— begin INFORMATION SHOWN —

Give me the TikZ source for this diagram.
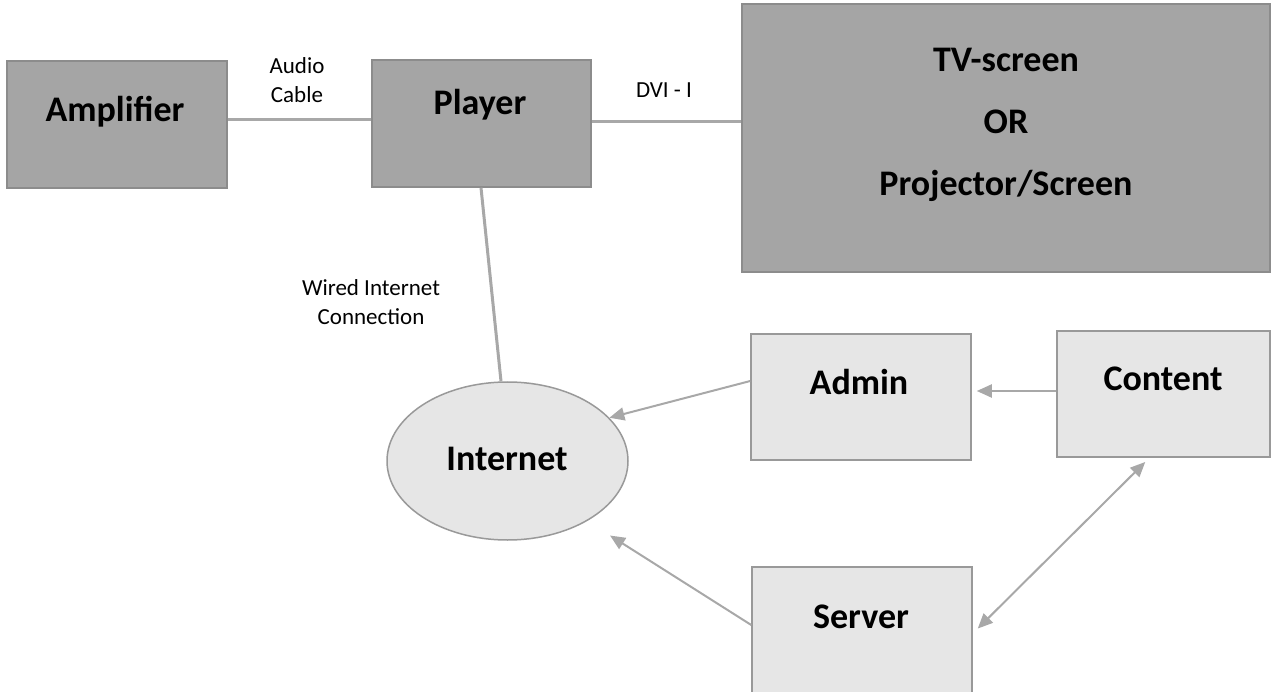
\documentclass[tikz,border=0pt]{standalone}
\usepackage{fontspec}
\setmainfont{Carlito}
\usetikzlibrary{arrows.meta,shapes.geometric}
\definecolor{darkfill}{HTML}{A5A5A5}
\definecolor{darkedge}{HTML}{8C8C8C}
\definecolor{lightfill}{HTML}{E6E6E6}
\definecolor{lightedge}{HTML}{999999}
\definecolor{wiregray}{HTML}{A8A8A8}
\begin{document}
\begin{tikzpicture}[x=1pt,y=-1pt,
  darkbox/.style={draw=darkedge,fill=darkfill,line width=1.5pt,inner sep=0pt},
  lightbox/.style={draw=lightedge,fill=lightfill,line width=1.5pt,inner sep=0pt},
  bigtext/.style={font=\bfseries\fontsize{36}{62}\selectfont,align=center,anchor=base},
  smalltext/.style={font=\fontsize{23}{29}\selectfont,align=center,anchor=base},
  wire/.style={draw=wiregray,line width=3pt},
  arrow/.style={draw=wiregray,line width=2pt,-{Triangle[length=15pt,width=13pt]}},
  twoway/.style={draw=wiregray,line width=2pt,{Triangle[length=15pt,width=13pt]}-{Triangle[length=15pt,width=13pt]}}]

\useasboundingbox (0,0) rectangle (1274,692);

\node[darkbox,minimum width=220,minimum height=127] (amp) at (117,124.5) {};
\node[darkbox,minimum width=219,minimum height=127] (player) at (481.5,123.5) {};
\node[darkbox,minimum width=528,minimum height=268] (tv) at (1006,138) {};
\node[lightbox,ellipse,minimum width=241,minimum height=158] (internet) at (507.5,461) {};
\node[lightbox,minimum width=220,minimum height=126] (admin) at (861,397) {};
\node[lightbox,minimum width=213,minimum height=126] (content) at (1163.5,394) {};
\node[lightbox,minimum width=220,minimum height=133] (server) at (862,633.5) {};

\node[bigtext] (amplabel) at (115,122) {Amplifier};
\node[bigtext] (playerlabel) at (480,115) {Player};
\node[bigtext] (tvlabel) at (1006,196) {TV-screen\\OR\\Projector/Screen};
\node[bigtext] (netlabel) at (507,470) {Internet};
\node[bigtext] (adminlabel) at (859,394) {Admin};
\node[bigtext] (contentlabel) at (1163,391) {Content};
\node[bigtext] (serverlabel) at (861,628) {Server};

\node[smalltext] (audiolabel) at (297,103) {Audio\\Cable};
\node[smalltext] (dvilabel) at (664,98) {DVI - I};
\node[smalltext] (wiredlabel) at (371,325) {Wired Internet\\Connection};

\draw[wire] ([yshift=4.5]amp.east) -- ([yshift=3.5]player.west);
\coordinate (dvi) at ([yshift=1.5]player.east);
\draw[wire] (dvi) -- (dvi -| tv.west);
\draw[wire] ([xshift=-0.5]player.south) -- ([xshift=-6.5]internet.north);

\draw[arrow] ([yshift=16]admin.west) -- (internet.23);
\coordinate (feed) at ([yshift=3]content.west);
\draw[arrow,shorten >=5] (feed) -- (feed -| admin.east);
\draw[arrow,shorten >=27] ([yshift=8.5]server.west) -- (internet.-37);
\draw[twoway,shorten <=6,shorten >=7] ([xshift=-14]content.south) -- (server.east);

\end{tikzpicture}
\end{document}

— end INFORMATION SHOWN —

== INSTRUCTIONS TO FOLLOW ==
Keep every word of the data as it is when you write it out, but drop the pictures.

== RESPONSE TO THIS TASK ==
Give me the TikZ source for this diagram.
\documentclass[tikz,border=0pt]{standalone}
\usepackage{fontspec}
\setmainfont{Carlito}
\usetikzlibrary{arrows.meta,shapes.geometric}
\definecolor{darkfill}{HTML}{A5A5A5}
\definecolor{darkedge}{HTML}{8C8C8C}
\definecolor{lightfill}{HTML}{E6E6E6}
\definecolor{lightedge}{HTML}{999999}
\definecolor{wiregray}{HTML}{A8A8A8}
\begin{document}
\begin{tikzpicture}[x=1pt,y=-1pt,
  darkbox/.style={draw=darkedge,fill=darkfill,line width=1.5pt,inner sep=0pt},
  lightbox/.style={draw=lightedge,fill=lightfill,line width=1.5pt,inner sep=0pt},
  bigtext/.style={font=\bfseries\fontsize{36}{62}\selectfont,align=center,anchor=base},
  smalltext/.style={font=\fontsize{23}{29}\selectfont,align=center,anchor=base},
  wire/.style={draw=wiregray,line width=3pt},
  arrow/.style={draw=wiregray,line width=2pt,-{Triangle[length=15pt,width=13pt]}},
  twoway/.style={draw=wiregray,line width=2pt,{Triangle[length=15pt,width=13pt]}-{Triangle[length=15pt,width=13pt]}}]

\useasboundingbox (0,0) rectangle (1274,692);

\node[darkbox,minimum width=220,minimum height=127] (amp) at (117,124.5) {};
\node[darkbox,minimum width=219,minimum height=127] (player) at (481.5,123.5) {};
\node[darkbox,minimum width=528,minimum height=268] (tv) at (1006,138) {};
\node[lightbox,ellipse,minimum width=241,minimum height=158] (internet) at (507.5,461) {};
\node[lightbox,minimum width=220,minimum height=126] (admin) at (861,397) {};
\node[lightbox,minimum width=213,minimum height=126] (content) at (1163.5,394) {};
\node[lightbox,minimum width=220,minimum height=133] (server) at (862,633.5) {};

\node[bigtext] (amplabel) at (115,122) {Amplifier};
\node[bigtext] (playerlabel) at (480,115) {Player};
\node[bigtext] (tvlabel) at (1006,196) {TV-screen\\OR\\Projector/Screen};
\node[bigtext] (netlabel) at (507,470) {Internet};
\node[bigtext] (adminlabel) at (859,394) {Admin};
\node[bigtext] (contentlabel) at (1163,391) {Content};
\node[bigtext] (serverlabel) at (861,628) {Server};

\node[smalltext] (audiolabel) at (297,103) {Audio\\Cable};
\node[smalltext] (dvilabel) at (664,98) {DVI - I};
\node[smalltext] (wiredlabel) at (371,325) {Wired Internet\\Connection};

\draw[wire] ([yshift=4.5]amp.east) -- ([yshift=3.5]player.west);
\coordinate (dvi) at ([yshift=1.5]player.east);
\draw[wire] (dvi) -- (dvi -| tv.west);
\draw[wire] ([xshift=-0.5]player.south) -- ([xshift=-6.5]internet.north);

\draw[arrow] ([yshift=16]admin.west) -- (internet.23);
\coordinate (feed) at ([yshift=3]content.west);
\draw[arrow,shorten >=5] (feed) -- (feed -| admin.east);
\draw[arrow,shorten >=27] ([yshift=8.5]server.west) -- (internet.-37);
\draw[twoway,shorten <=6,shorten >=7] ([xshift=-14]content.south) -- (server.east);

\end{tikzpicture}
\end{document}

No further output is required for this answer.